Wong explained that determining a child’s parent of choice was rarely a simple question-and-answer interview process, and that her role as a court-appointed psychologist was to make careful assessments that would involve several methods.
“I use multiple methods of assessments to carefully assess the child’s parent of choice, including parent-child observations, family observations, structured and unstructured play assessments, instruments designed specifically to help identify issues related to custody and access, parent interviews, and collateral contact interviews” she said.
“In fact, I strive to conduct such an evaluation in a careful and sensitive manner that minimizes the risk of increasing the child’s emotional distress”
Doing so, she said, required avoiding directly asking the child about whom he would like to live with, as this would heighten his anxiety and continue to put him in the middle of the parental dispute.
“Instead of putting the child on the spot, I would provide an opportunity for a child to express his feelings and wishes about the custody outcome, but only if he has such wishes,” she said.
“From my experience working with children in custody and access disputes, some children are quite ready to share how and why they would like to spend time with each parent.

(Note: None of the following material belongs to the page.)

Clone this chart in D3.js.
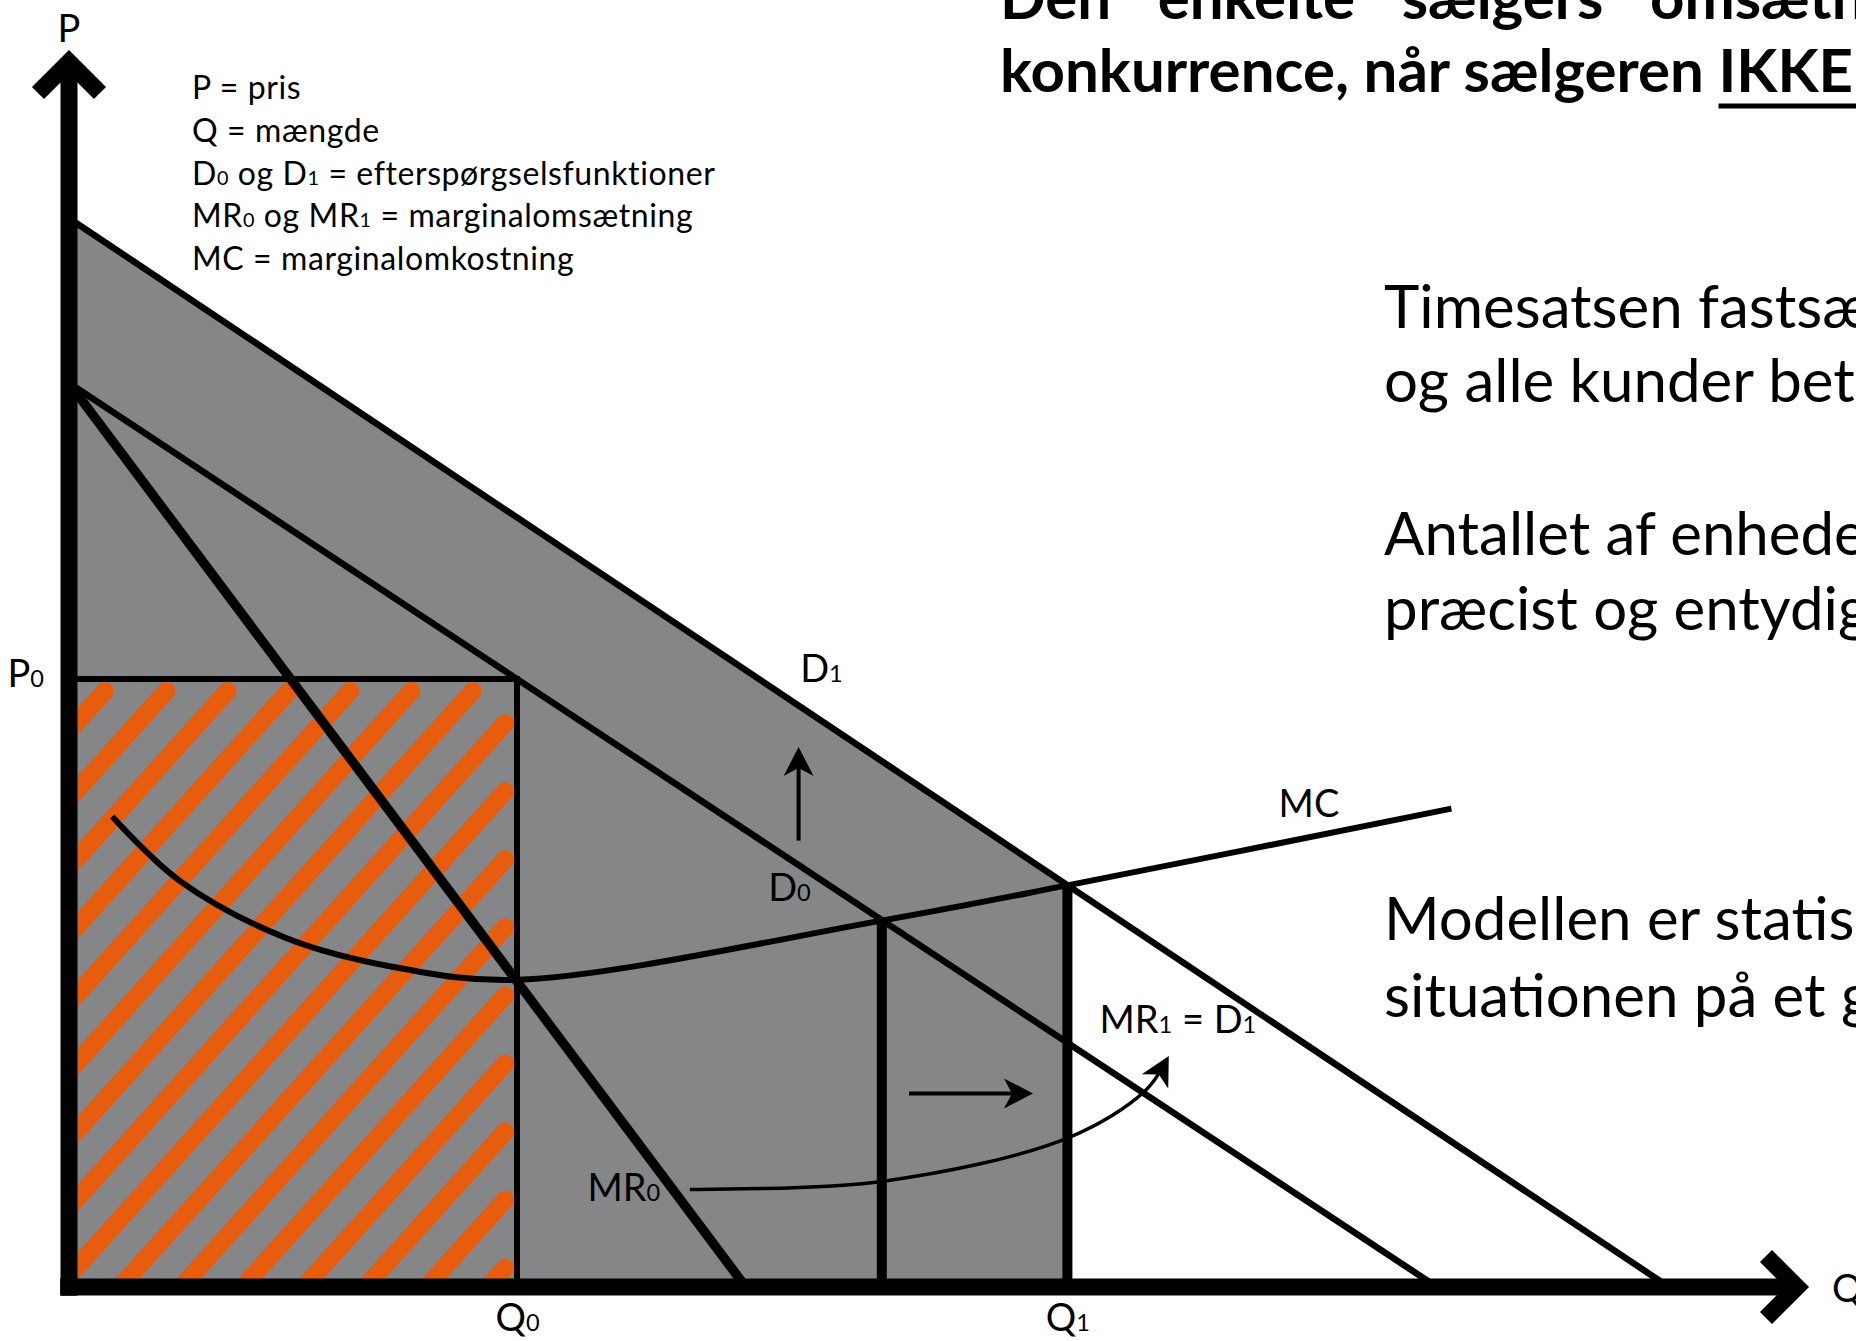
<!DOCTYPE html>
<html>
<head>
<meta charset="utf-8">
<script src="https://cdn.jsdelivr.net/npm/d3@7"></script>
<style>
  body { margin: 0; background: #fff; }
  svg { display: block; }
  text { font-family: Lato, "Open Sans", sans-serif; fill: #000; white-space: pre; }
</style>
</head>
<body>
<div id="chart"></div>
<script>
// ---- DATA (model units: Q = quantity, P = price) ----
const qTicks = [28, 62.4];              // Q0, Q1
const qTickLabels = ["Q_0", "Q_1"];
const pTicks = [38];                    // P0
const pTickLabels = ["P_0"];
const qMid = 50.8;                      // where D0 meets MC
const pMid = 22.9;
const pQ1 = 25.1;                       // where D1 meets MC

const demand0 = [[0, 56.5], [85.5, 0]];
const demand1 = [[0, 66.8], [100, 0]];
const margRev0 = [[0, 56.5], [42.3, 0]];
const margCost = [[2.7, 29.4], [6.9, 25.4], [13.6, 21.8], [20.3, 20.0], [28, 19.2],
                  [50.8, 22.9], [62.4, 25.1], [86.4, 29.9]];

const shiftUp = [[45.6, 27.9], [45.6, 33.25]];
const shiftRight = [[52.5, 12.1], [59.75, 12.1]];
const curveArrow = [[38.8, 6.1], [50.8, 6.6], [62.4, 9.3], [67.2, 12.2], [68.5, 14.0]];

const legendLines = [
  "P = pris",
  "Q = mængde",
  "D_0 og D_1 = efterspørgselsfunktioner",
  "MR_0 og MR_1 = marginalomsætning",
  "MC = marginalomkostning"
];
const titleLines = ["Den enkelte sælgers omsætning", "konkurrence, når sælgeren "];
const titleUnderlined = "IKKE";
const sideText = [
  "Timesatsen fastsættes", "og alle kunder betaler",
  "Antallet af enheder", "præcist og entydigt",
  "Modellen er statisk", "situationen på et givet"
];
const sideBaselines = [328, 402, 555, 630, 940, 1017];

// ---- CONSTANTS ----
const width = 1856, height = 1341;
const unit = 16, originX = 69, originY = 1287;
const gray = "#858688", orange = "#e85c0d";

const xScale = d3.scaleLinear().domain([0, 108]).range([originX, originX + 108 * unit]);
const yScale = d3.scaleLinear().domain([0, 77]).range([originY, originY - 77 * unit]);
const line = d3.line().x(d => xScale(d[0])).y(d => yScale(d[1]));

const svg = d3.select("#chart").append("svg")
  .attr("width", width).attr("height", height);

// subscript helper: "D_0" -> D + small 0
function rich(sel, str) {
  str.split(/_(\d)/).forEach((p, i) => {
    if (!p) return;
    sel.append("tspan").style("font-size", i % 2 ? "0.62em" : null).text(p);
  });
  return sel;
}

// arrowhead marker
svg.append("defs").append("marker")
  .attr("id", "head")
  .attr("markerUnits", "userSpaceOnUse")
  .attr("viewBox", "-22 -17 32 34")
  .attr("markerWidth", 32).attr("markerHeight", 34)
  .attr("refX", 0).attr("refY", 0)
  .attr("orient", "auto")
  .append("path")
  .attr("d", "M8,0 L-21,-15 L-13,0 L-21,15 Z")
  .attr("fill", "#000");

// ---- gray revenue area under D1 up to Q1 ----
svg.append("path")
  .attr("d", line([[0, demand1[0][1]], [qTicks[1], pQ1], [qTicks[1], 0], [0, 0]]) + "Z")
  .attr("fill", gray);

// ---- orange hatching in P0 x Q0 rectangle ----
const L = xScale(0), R = xScale(qTicks[0]), T = yScale(pTicks[0]), B = yScale(0);
svg.append("clipPath").attr("id", "rectClip")
  .append("rect").attr("x", L).attr("y", T).attr("width", R - L).attr("height", B - T);

const cot = 0.9004, period = 61.3, hw = 9;
const topIn = T + 3 + hw, rightIn = R - 3 - hw;
const stripes = [];
for (let c = 727 - period * 20; c < R + cot * B + 40; c += period) {
  let ys = topIn;
  if (c - cot * ys > rightIn) ys = (c - rightIn) / cot;
  let ye = Math.min(B + 30, (c - (L - 30)) / cot);
  if (ys < ye) stripes.push([[c - cot * ys, ys], [c - cot * ye, ye]]);
}
svg.append("g").attr("clip-path", "url(#rectClip)")
  .selectAll("line").data(stripes).join("line")
  .attr("x1", d => d[0][0]).attr("y1", d => d[0][1])
  .attr("x2", d => d[1][0]).attr("y2", d => d[1][1])
  .attr("stroke", orange).attr("stroke-width", hw * 2)
  .attr("stroke-linecap", "round");

// ---- P0 / Q0 guide lines ----
svg.append("path")
  .attr("d", line([[0, pTicks[0]], [qTicks[0], pTicks[0]], [qTicks[0], 0]]))
  .attr("fill", "none").attr("stroke", "#000").attr("stroke-width", 6);

// ---- curves ----
const curves = [
  { pts: demand1, w: 6.5 },
  { pts: demand0, w: 6.5 },
  { pts: margRev0, w: 9.5 }
];
svg.selectAll("path.curve").data(curves).join("path")
  .attr("class", "curve")
  .attr("d", d => line(d.pts))
  .attr("fill", "none").attr("stroke", "#000").attr("stroke-width", d => d.w);

svg.append("path")
  .attr("d", line.curve(d3.curveCatmullRom)(margCost))
  .attr("fill", "none").attr("stroke", "#000").attr("stroke-width", 6);
line.curve(d3.curveLinear);

// ---- verticals at qMid and Q1 ----
svg.selectAll("path.drop").data([[qMid, pMid], [qTicks[1], pQ1]]).join("path")
  .attr("class", "drop")
  .attr("d", d => line([[d[0], d[1]], [d[0], 0]]))
  .attr("stroke", "#000").attr("stroke-width", 10);

// ---- shift arrows ----
[shiftUp, shiftRight].forEach(a => {
  svg.append("path").attr("d", line(a))
    .attr("fill", "none").attr("stroke", "#000").attr("stroke-width", 4)
    .attr("marker-end", "url(#head)");
});
svg.append("path")
  .attr("d", d3.line().x(d => xScale(d[0])).y(d => yScale(d[1])).curve(d3.curveCatmullRom)(curveArrow))
  .attr("fill", "none").attr("stroke", "#000").attr("stroke-width", 3.5)
  .attr("marker-end", "url(#head)");

// ---- axes ----
const axW = 17, wing = 31;
const yTip = yScale(76.56), xTip = xScale(108);
svg.append("path")
  .attr("d", line([[0, -0.55], [0, 76.56]]))
  .attr("stroke", "#000").attr("stroke-width", axW);
svg.append("path")
  .attr("d", line([[-0.55, 0], [108, 0]]))
  .attr("stroke", "#000").attr("stroke-width", axW);
svg.append("path")
  .attr("d", `M${originX - wing},${yTip + wing}L${originX},${yTip}L${originX + wing},${yTip + wing}`)
  .attr("fill", "none").attr("stroke", "#000").attr("stroke-width", axW).attr("stroke-linejoin", "miter");
svg.append("path")
  .attr("d", `M${xTip - wing},${originY - wing}L${xTip},${originY}L${xTip - wing},${originY + wing}`)
  .attr("fill", "none").attr("stroke", "#000").attr("stroke-width", axW).attr("stroke-linejoin", "miter");

// tick labels through d3 axes
const xAxis = svg.append("g").attr("transform", `translate(0,${originY})`)
  .call(d3.axisBottom(xScale).tickValues(qTicks).tickSize(0).tickFormat(""));
xAxis.select(".domain").remove();
xAxis.selectAll(".tick text")
  .attr("y", 44).attr("dy", null)
  .style("font-size", "38px").attr("font-family", null)
  .each(function (d, i) { rich(d3.select(this), qTickLabels[i]); });

const yAxis = svg.append("g").attr("transform", `translate(${originX},0)`)
  .call(d3.axisLeft(yScale).tickValues(pTicks).tickSize(0).tickFormat(""));
yAxis.select(".domain").remove();
yAxis.selectAll(".tick text")
  .attr("x", -25).attr("dy", "0.2em")
  .style("font-size", "38px").attr("font-family", null)
  .each(function (d, i) { rich(d3.select(this), pTickLabels[i]); });

svg.append("text").attr("x", originX).attr("y", 42).attr("text-anchor", "middle")
  .style("font-size", "38px").text("P");
svg.append("text").attr("x", 1832).attr("y", 1302)
  .style("font-size", "38px").text("Q");

// ---- curve labels ----
const labels = [
  { t: "D_1", q: 45.7, p: 37.8 },
  { t: "D_0", q: 43.7, p: 24.1 },
  { t: "MC", q: 75.6, p: 29.4 },
  { t: "MR_0", q: 32.4, p: 5.4 },
  { t: "MR_1 = D_1", q: 64.4, p: 15.9 }
];
labels.forEach(l => {
  rich(svg.append("text").attr("x", xScale(l.q)).attr("y", yScale(l.p))
    .style("font-size", "38px"), l.t);
});

// ---- legend ----
legendLines.forEach((s, i) => {
  rich(svg.append("text").attr("x", 192).attr("y", 99 + i * 42.8)
    .style("font-size", "32px").style("letter-spacing", "0.6px"), s);
});

// ---- title (cut off at top/right) ----
svg.append("text").attr("x", 1000).attr("y", 19)
  .style("font-size", "60px").style("font-weight", 700).style("word-spacing", "32px")
  .text(titleLines[0]);
const t2 = svg.append("text").attr("x", 1000).attr("y", 92)
  .style("font-size", "60px").style("font-weight", 700);
t2.append("tspan").text(titleLines[1]);
t2.append("tspan").text(titleUnderlined);
const ikkeX = 1000 + t2.select("tspan").node().getComputedTextLength();
svg.append("line").attr("x1", ikkeX).attr("x2", width + 10)
  .attr("y1", 106).attr("y2", 106).attr("stroke", "#000").attr("stroke-width", 5);

// ---- side text ----
sideText.forEach((s, i) => {
  svg.append("text").attr("x", 1384).attr("y", sideBaselines[i])
    .style("font-size", "60px").text(s);
});
</script>
</body>
</html>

“Others, however, really do feel caught in the middle, and hence avoid sharing their ambivalent feelings and are reluctant to take a stand as to which parent they want to spend more time or live with.”
Custody guidelines
Wong also noted that the child’s parent of choice may not be the sole determining factor in deciding what is in the best interest of the child. She questioned whether the Federal Court in the Deepa-Izwan case had explained what they understood to be the “best interest of the child.”
Wong explained that according to the custody guidelines prepared by the American Psychological Association, “the primary consideration in a child custody evaluation is to assess the individual and family factors that affect the best psychological interests of the child.”
Deciding on custody is a specific question that has to be answered in the midst of complex family issues, she said. “So, did the Federal Court give sufficient consideration to the family factors in determining what was in the best interest of Deepa’s son?”
She said the American state of Michigan had a “very comprehensive statute on child custody,” listing 12 factors in its definition of a child’s best interest.
“The reasonable preference of a child is only one of these twelve factors,” she said.
“Consider the specific circumstances of this case, which involved a child who was abducted from his mother and has not seen his mother for two years. Instead of taking what the son told them during the private interview at face value, the judges ought to have taken into consideration that the complex issues are not only connected to the child’s wishes, but also his feelings, fears and needs.”
She said it was possible that the Federal Court, in determining the best interests of the children, did not take into consideration important factors such as the moral fitness of the parties involved, the history of domestic violence in the family, and the willingness and ability of each parent to facilitate and encourage a close and continuing parent-child relationship between the child and the other parent.
“The court may also not have assessed the degree of alignment or alienation in the child’s relationships with each parent and whether the child is psychologically ready to answer a question on his parent of choice.
“In this situation, the child had not had the opportunity to live with his mother for a period of time and to consider the benefit of going through a reunification period with his mother after so many years of being apart from her.”
Wong added that the court might also have failed to consider the child’s rationale for making his choice or to determine whether his request to stay with his father was made at the father’s suggestion.
She said that even if the son was truly expressing his own preference, one would need to understand all the issues associated with his making such a preferential statement, such as the nature of his relationship with his mother and the conflict between them, if any.
According to her, judges may take into consideration a child’s wishes if the child is deemed to be of sufficient age to formulate an independent opinion based on reasonable factors.
A 2011 survey of custody evaluators in the United States reported a general consensus that 15 years is the minimum age for a child to be allowed to choose to live with a parent or to visit a parent.
“This age is supported by developmental theory and has been found to be consistent across similar studies over the past ten years,” Wong said.
She questioned whether the court had evaluated the best interest of the children in the context of the siblings’ relationship with each other.
“The focus must not only be on the needs of each child vis-a-vis the child’s relationship with each parent, but the needs of each child and his or her siblings and their relationships with one another,” she said.
“When the court awarded custody of the son to the father, the court may have not considered whether it would be in the best interest of the boy to continue living with his father even though it would mean he would not be able to live not only with his mother, but also his sister.”